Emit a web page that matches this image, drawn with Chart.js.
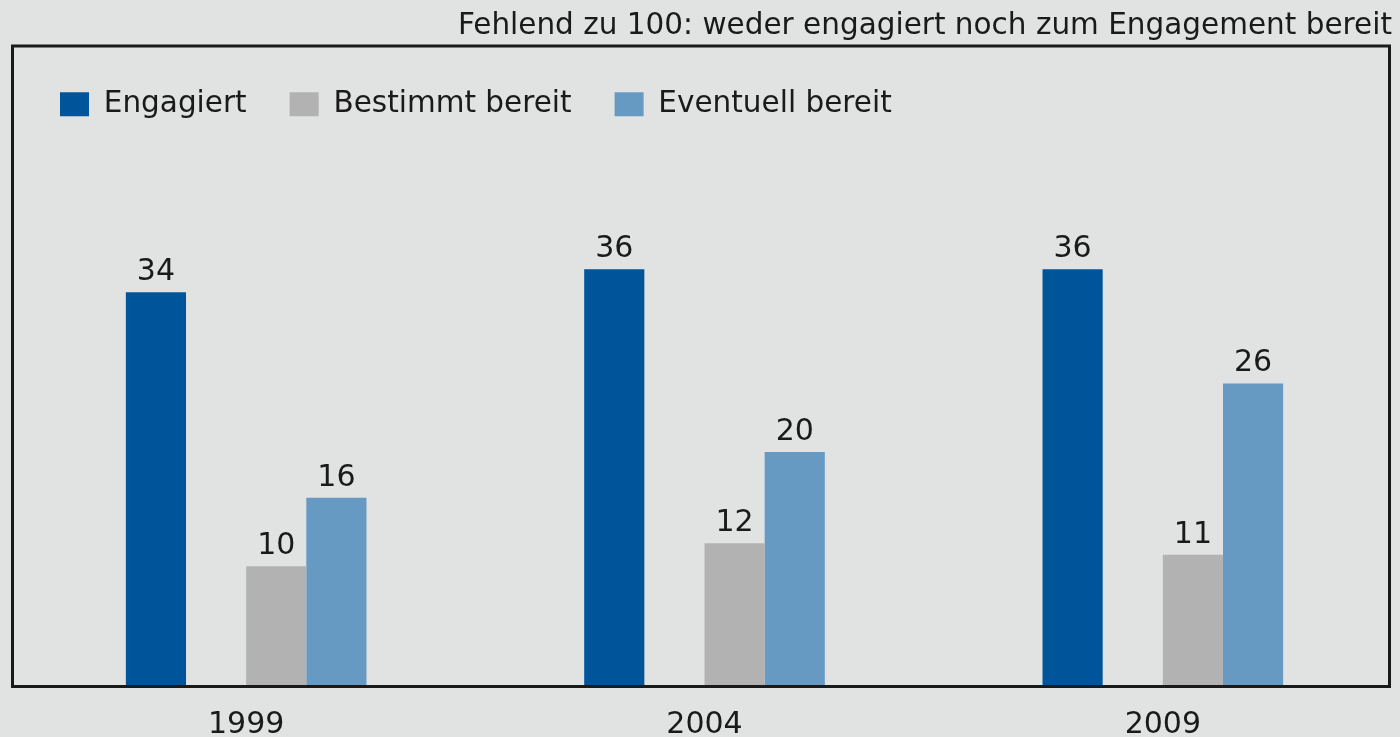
<!DOCTYPE html>
<html>
<head>
<meta charset="utf-8">
<script src="https://cdn.jsdelivr.net/npm/chart.js@4.4.1/dist/chart.umd.min.js"></script>
<style>
  html, body { margin: 0; padding: 0; background: #e1e3e2; }
  #wrap { width: 1400px; height: 737px; }
</style>
</head>
<body>
<div id="wrap"><canvas id="chart" width="1400" height="737"></canvas></div>
<script>
const years = ['1999', '2004', '2009'];
const engagiert = [34, 36, 36];
const bestimmt = [10, 12, 11];
const eventuell = [16, 20, 26];
const spacer = [0, 0, 0];
const titleText = 'Fehlend zu 100: weder engagiert noch zum Engagement bereit';

const ink = '#1a1a1a';
const fontFamily = "'DejaVu Sans', sans-serif";

// frame around the plot, from below the title down to the x baseline
const framePlugin = {
  id: 'frame',
  afterDatasetsDraw(chart) {
    const ctx = chart.ctx;
    const top = 46;
    ctx.save();
    ctx.strokeStyle = ink;
    ctx.lineWidth = 3;
    ctx.strokeRect(12.5, top, 1377, chart.chartArea.bottom + 0.5 - top);
    ctx.restore();
  }
};

// value labels above the bars
const valueLabels = {
  id: 'valueLabels',
  afterDatasetsDraw(chart) {
    const ctx = chart.ctx;
    ctx.save();
    ctx.fillStyle = ink;
    ctx.font = '30px ' + fontFamily;
    ctx.textAlign = 'center';
    ctx.textBaseline = 'alphabetic';
    chart.data.datasets.forEach((ds, i) => {
      if (ds.spacer) return;
      chart.getDatasetMeta(i).data.forEach((bar, j) => {
        ctx.fillText(String(ds.data[j]), bar.x, bar.y - 12);
      });
    });
    ctx.restore();
  }
};

new Chart(document.getElementById('chart'), {
  type: 'bar',
  data: {
    labels: years,
    datasets: [
      { label: 'Engagiert', data: engagiert, backgroundColor: '#00559a' },
      { label: '', data: spacer, backgroundColor: 'rgba(0,0,0,0)', spacer: true },
      { label: 'Bestimmt bereit', data: bestimmt, backgroundColor: '#b1b2b1' },
      { label: 'Eventuell bereit', data: eventuell, backgroundColor: '#669ac3' },
    ],
  },
  options: {
    responsive: false,
    animation: false,
    layout: { padding: { left: 17, right: 8, top: 0, bottom: -19 } },
    datasets: {
      bar: { categoryPercentage: 0.525, barPercentage: 1.0, borderWidth: 0, base: -0.5 }
    },
    scales: {
      x: {
        grid: { display: false },
        border: { display: false },
        ticks: { color: ink, padding: 16, font: { family: fontFamily, size: 30, lineHeight: 1 } },
      },
      y: { display: false, min: -0.5, max: 48.3 },
    },
    plugins: {
      title: {
        display: true,
        text: titleText,
        align: 'end',
        color: ink,
        font: { family: fontFamily, size: 29.5, weight: 'normal', lineHeight: 1.2 },
        padding: { top: 9, bottom: 2 },
      },
      legend: {
        position: 'top',
        align: 'start',
        labels: {
          filter: (item) => item.text !== '',
          color: ink,
          boxWidth: 29,
          boxHeight: 24,
          padding: 43,
          font: { family: fontFamily, size: 29.5 },
        },
      },
      tooltip: { enabled: false },
    },
  },
  plugins: [framePlugin, valueLabels],
});
</script>
</body>
</html>
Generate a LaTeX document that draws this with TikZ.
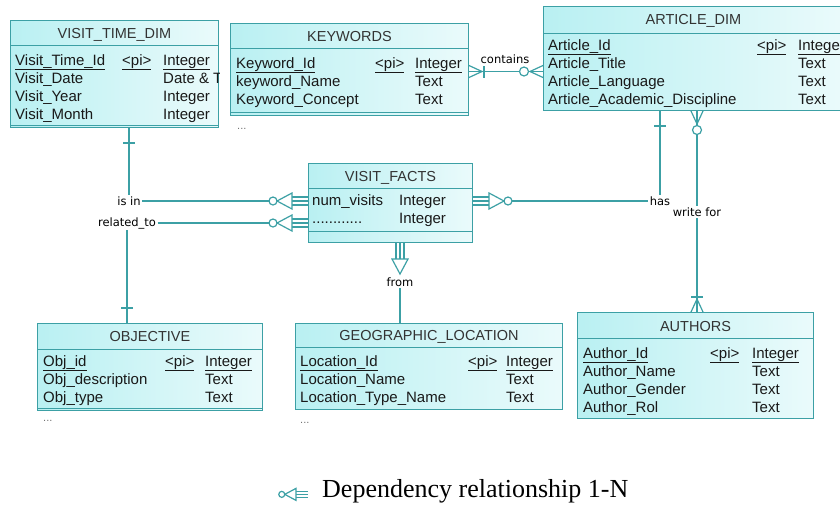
\documentclass[tikz,border=0pt]{standalone}
\usepackage{fontspec}
\setmainfont{Liberation Sans}
\newfontfamily\lblfont{DejaVu Sans}
\newfontfamily\legfont{Liberation Serif}
\usetikzlibrary{positioning}
\definecolor{erline}{RGB}{60,160,165}
\definecolor{erfill}{RGB}{185,240,242}
\setlength{\tabcolsep}{0pt}

\begin{document}
\begin{tikzpicture}[
    x=1pt, y=-1pt,
    entity/.style={rectangle, draw=erline, line width=1pt, anchor=north west,
                   inner sep=0pt, left color=erfill, right color=erfill!30!white},
    ttl/.style={anchor=base, inner sep=0pt, text=black!80,
                font=\fontsize{14.5}{17}\selectfont},
    attr/.style={anchor=base west, inner sep=0pt, text=black!90,
                 font=\fontsize{15}{18}\selectfont},
    more/.style={anchor=base west, inner sep=0pt, text=black!55,
                 font=\fontsize{11}{13}\selectfont},
    sep/.style={draw=erline, line width=1pt},
    rel/.style={draw=erline, line width=1.2pt},
    lbl/.style={inner sep=1.5pt, text=black,
                font=\lblfont\fontsize{11.5}{13}\selectfont},
    tail/.pic={\draw[rel] (0,-4) -- (-16,-4) (0,0) -- (-16,0) (0,4) -- (-16,4);
               \draw[rel, fill=white] (-16,-8) -- (-16,8) -- (-31,0) -- cycle;},
    tailo/.pic={\draw[rel] (0,-4) -- (-16,-4) (0,0) -- (-16,0) (0,4) -- (-16,4);
                \draw[rel, fill=white] (-16,-8) -- (-16,8) -- (-31,0) -- cycle;
                \draw[rel, fill=white] (-35,0) circle[radius=4];},
    feet/.pic={\draw[rel] (0,-6) -- (-13,0) -- (0,6);},
    feeto/.pic={\draw[rel] (0,-6) -- (-13,0) -- (0,6);
                \draw[rel, fill=white] (-19,0) circle[radius=4.5];},
    bar/.pic={\draw[rel] (-15,-6) -- (-15,6);},
  ]

  \useasboundingbox (0,0) rectangle (840,509);
  \clip (0,0) rectangle (840,509);

  % ── VISIT_TIME_DIM ───────────────────────────────
  \node[entity, minimum width=208pt, minimum height=107pt] (vtime) at (10,20) {};
  \node[ttl] (vtimettl) at ([yshift=-18pt]vtime.north) {VISIT\_TIME\_DIM};
  \draw[sep] ([yshift=-25pt]vtime.north west) -- ([yshift=-25pt]vtime.north east);
  \draw[sep] ([yshift=3pt]vtime.south west) -- ([yshift=3pt]vtime.south east);
  \begin{scope}
    \clip (vtime.north west) rectangle (vtime.south east);
    \node[attr] (vtimeatt) at (15,65) {\begin{tabular}[t]{p{107pt}p{41pt}l}
      \underline{Visit\_Time\_Id} & \underline{\textless pi\textgreater} & \underline{Integer}\\
      Visit\_Date  & & Date \& T\\
      Visit\_Year  & & Integer\\
      Visit\_Month & & Integer
    \end{tabular}};
  \end{scope}

  % ── KEYWORDS ─────────────────────────────────────
  \node[entity, minimum width=238pt, minimum height=92pt] (kw) at (230,23) {};
  \node[ttl] (kwttl) at ([yshift=-18pt]kw.north) {KEYWORDS};
  \draw[sep] ([yshift=-25pt]kw.north west) -- ([yshift=-25pt]kw.north east);
  \draw[sep] ([yshift=4pt]kw.south west) -- ([yshift=4pt]kw.south east);
  \node[attr] (kwatt) at (236,68) {\begin{tabular}[t]{p{139pt}p{40pt}l}
    \underline{Keyword\_Id} & \underline{\textless pi\textgreater} & \underline{Integer}\\
    keyword\_Name    & & Text\\
    Keyword\_Concept & & Text
  \end{tabular}};
  \node[more] (kwmore) at (237,129) {...};

  % ── ARTICLE_DIM ──────────────────────────────────
  \node[entity, minimum width=300pt, minimum height=104pt] (art) at (543,6) {};
  \node[ttl] (artttl) at ([yshift=-18pt]art.north) {ARTICLE\_DIM};
  \draw[sep] ([yshift=-27pt]art.north west) -- ([yshift=-27pt]art.north east);
  \node[attr] (artatt) at (548,50) {\begin{tabular}[t]{p{209pt}p{41pt}l}
    \underline{Article\_Id} & \underline{\textless pi\textgreater} & \underline{Integer}\\
    Article\_Title                & & Text\\
    Article\_Language             & & Text\\
    Article\_Academic\_Discipline & & Text
  \end{tabular}};

  % ── VISIT_FACTS ──────────────────────────────────
  \node[entity, minimum width=164pt, minimum height=79pt] (facts) at (308,163) {};
  \node[ttl] (factsttl) at ([yshift=-18pt]facts.north) {VISIT\_FACTS};
  \draw[sep] ([yshift=-25pt]facts.north west) -- ([yshift=-25pt]facts.north east);
  \draw[sep] ([yshift=12pt]facts.south west) -- ([yshift=12pt]facts.south east);
  \node[attr] (factsatt) at (312,205) {\begin{tabular}[t]{p{87pt}l}
    num\_visits  & Integer\\
    ............ & Integer
  \end{tabular}};

  % ── OBJECTIVE ────────────────────────────────────
  \node[entity, minimum width=225pt, minimum height=87pt] (obj) at (37,323) {};
  \node[ttl] (objttl) at ([yshift=-18pt]obj.north) {OBJECTIVE};
  \draw[sep] ([yshift=-26pt]obj.north west) -- ([yshift=-26pt]obj.north east);
  \draw[sep] ([yshift=3pt]obj.south west) -- ([yshift=3pt]obj.south east);
  \node[attr] (objatt) at (43,366) {\begin{tabular}[t]{p{122pt}p{40pt}l}
    \underline{Obj\_id} & \underline{\textless pi\textgreater} & \underline{Integer}\\
    Obj\_description & & Text\\
    Obj\_type        & & Text
  \end{tabular}};
  \node[more] (objmore) at (43,421) {...};

  % ── GEOGRAPHIC_LOCATION ──────────────────────────
  \node[entity, minimum width=267pt, minimum height=86pt] (geo) at (295,323) {};
  \node[ttl] (geottl) at ([yshift=-17pt]geo.north) {GEOGRAPHIC\_LOCATION};
  \draw[sep] ([yshift=-24pt]geo.north west) -- ([yshift=-24pt]geo.north east);
  \node[attr] (geoatt) at (300,366) {\begin{tabular}[t]{p{168pt}p{38pt}l}
    \underline{Location\_Id} & \underline{\textless pi\textgreater} & \underline{Integer}\\
    Location\_Name       & & Text\\
    Location\_Type\_Name & & Text
  \end{tabular}};
  \node[more] (geomore) at (300,423) {...};

  % ── AUTHORS ──────────────────────────────────────
  \node[entity, minimum width=236pt, minimum height=106pt] (auth) at (577,312) {};
  \node[ttl] (authttl) at ([yshift=-19pt]auth.north) {AUTHORS};
  \draw[sep] ([yshift=-26pt]auth.north west) -- ([yshift=-26pt]auth.north east);
  \node[attr] (authatt) at (583,358) {\begin{tabular}[t]{p{127pt}p{42pt}l}
    \underline{Author\_Id} & \underline{\textless pi\textgreater} & \underline{Integer}\\
    Author\_Name   & & Text\\
    Author\_Gender & & Text\\
    Author\_Rol    & & Text
  \end{tabular}};

  % ── relationship labels ──────────────────────────
  \node[lbl] (isin)     at (129,201) {is in};
  \node[lbl] (relto)    at (127,223) {related\_to};
  \node[lbl] (has)      at (660,201) {has};
  \node[lbl, fill=white] (wfor) at (697,212) {write for};
  \node[lbl] (from)     at (400,282) {from};
  \node[lbl] (contains) at (505,59)  {contains};

  % ── connectors ───────────────────────────────────
  % is in
  \draw[rel] (isin |- vtime.south) -- (isin.north);
  \draw[rel] (isin.east) -- (facts.west |- isin);
  \pic[rotate=90] at (isin |- vtime.south) {bar};
  \pic at (facts.west |- isin) {tailo};

  % related_to
  \draw[rel] (relto.east) -- (facts.west |- relto);
  \draw[rel] (relto.south) -- (relto |- obj.north);
  \pic at (facts.west |- relto) {tailo};
  \pic[rotate=-90] at (relto |- obj.north) {bar};

  % has
  \draw[rel] (facts.east |- has) -- (has.west);
  \draw[rel] (has.north) -- (has |- art.south);
  \pic[rotate=180] at (facts.east |- has) {tailo};
  \pic[rotate=90] at (has |- art.south) {bar};

  % from
  \draw[rel] (from.south) -- (from |- geo.north);
  \pic[rotate=90] at (from |- facts.south) {tail};

  % write for
  \draw[rel] (wfor.north) -- (wfor |- art.south);
  \draw[rel] (wfor.south) -- (wfor |- auth.north);
  \pic[rotate=90] at (wfor |- art.south) {feeto};
  \pic[rotate=-90] at (wfor |- auth.north) {feet};
  \pic[rotate=-90] at (wfor |- auth.north) {bar};

  % contains
  \coordinate (kwr) at ([yshift=-2pt]kw.east);
  \draw[rel] (kwr) -- (kwr -| art.west);
  \pic[rotate=180] at (kwr) {feet};
  \pic[rotate=180] at (kwr) {bar};
  \pic at (kwr -| art.west) {feeto};

  % ── legend ───────────────────────────────────────
  \node[anchor=base west, inner sep=0pt, text=black,
        font=\legfont\fontsize{26}{30}\selectfont] (legtxt) at (322,497)
        {Dependency relationship 1-N};
  \pic[scale=0.75] at ([xshift=-14pt]legtxt.mid west) {tailo};

\end{tikzpicture}
\end{document}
------------
• [EXERCISE AIM]: Lines in the records that hold the word "with" are to be counted; give only the total.

• [TASK SOLUTION]: 2